Investigation of the influence of phase variable restriction modification systems and lipooligosaccharide epitopes on resistance of Haemophilus influenzae to infection by bacteriophage
thesisposted on 10.07.2017, 09:19 by Christopher Jason Richard Turkington
The evolution of ON/OFF switching phase variable loci is presumed to have arisen due to the need for bacterial populations to cope with uncertain environments where selection fluctuates between opposing pressures. One such selection is believed to be the presence of bacteriophage. Bacteriophage can influence bacterial evolution by forcing the development of bacteriophage resistance mechanisms within bacterial populations. However, resistance mechanisms can often come at a cost, such as reduced survival against the immune responses. As such, phase variation may circumnavigate this cost by generating heterogeneous populations containing both resistant and sensitive phenotypes.
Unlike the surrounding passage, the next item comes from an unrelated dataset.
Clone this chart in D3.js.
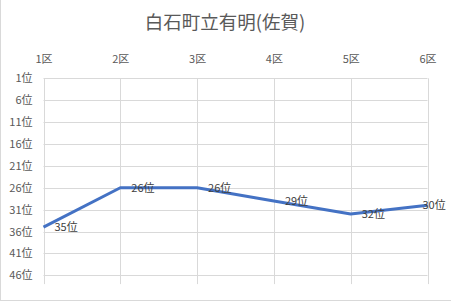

This study aimed to investigate the two known phase variable bacteriophage resistance genes in Haemophilus influenzae hsdM and lic2A, which encodes the methyltransferase of a type I restriction modification system and a lipooligosacharide biosynthesis associated glycosyltransferase respectively. Analysis of the diversity of repeat tract lengths and ON/OFF states of these genes across H. influenza genomes within GenBank revealed that while lic2A was ON in the majority of strains, hsdM was OFF. Thus lic2A may be consistently beneficial while the hsdM benefit is transient. Analysis of samples from patients with COPD, showed that lic2A was ON in the majority of samples, while hsdM may also be ON state in a number of samples. Although a resistance phenotype could be observed for lic2A, no resistance could be observed for hsdM. Therefore, the dynamics of bacteriophage spread through populations heterogeneous for lic2A was investigated. The heterogeneous populations generated by phase variation reduced bacteriophage dispersal through bacterial populations. This mechanism may also allow bacterial populations to adjust their heterogeneity levels to control bacteriophage densities. The heterogeneity may further create diverse bacteriophage densities across the bacterial macropopulation through resistant populations acting as a barrier. The results demonstrate the potential for phase variation to aid in the survival of bacterial populations against bacteriophage predation.